Salmorejo
Summertime in Paris means cooling off any way you can. Iced coffees give way to chilly rosés and windows are kept open in hopes of replacing the tired, hot air trapped between the walls. It also means cold soups of any sort – to start and to finish meals, at home and at restaurants all over the city. I never had strawberry soup before I lived in France – now I think about putting everything I see at the market into the blender and chilling it down.
Gazpacho is the gateway, I but I got quickly bored with it and wrote off cool tomato soups awhile back – until I was in Madrid in July a couple of years ago.
Say hola to my new summer favorite, salmorejo.
Basically a stripped-down gazpacho – just tomatoes, some old bread, sherry vinegar and peppery, fruity olive oil – salmorejo’s wonderful because each of these few ingredients has a chance to shine. It’s super-quick to make, and not a bit of heat is required except for boiling some water to remove the tomato skins.
Do it in the morning before you start your day. When you get home, all you do is open the fridge. Salmorejo’s there for you.

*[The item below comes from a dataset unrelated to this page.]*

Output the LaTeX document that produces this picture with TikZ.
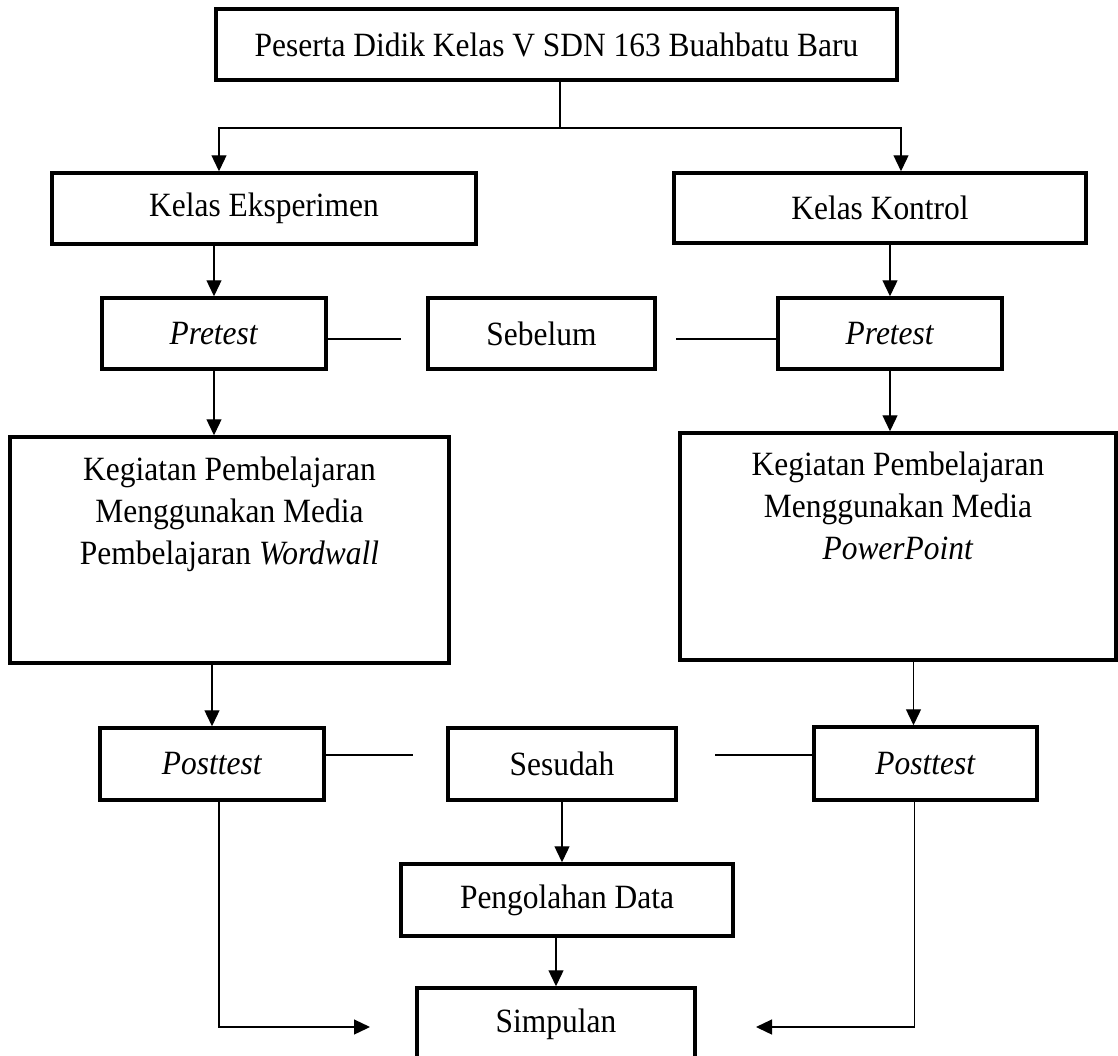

Chop up a hardboiled egg, put it on top, and call it dinner. I do.
Salmorejo
Makes 4 servings
- 2 pounds tomatoes
- 1 small clove of garlic, minced
- 1 to 2 cups stale bread, crust removed
- 1 tablespoon sherry vinegar
- ½ cup good-quality extra virgin olive oil, plus more for serving
- salt to taste
- 2 hardboiled eggs, chopped
- Gently make an “X” on the bottoms of the tomatoes (scoring the skin, not the flesh), and put them in a large pot of water and bring to a boil. After 30 seconds, remove the tomatoes, peel the skins off, and let cool.
- When cool, add them to your blender along with the garlic and purée. Add the bread to the tomatoes and let the bread sit in the tomato purée for 15 minutes to soften. Blend.
- Add the sherry vinegar and blend.
- Add the olive oil in a stream and let the blender go until you have a smooth, silky, creamy-looking soup. Taste for seasonings. Chill for a few hours in the fridge. Serve with chopped egg and a swirl of olive oil.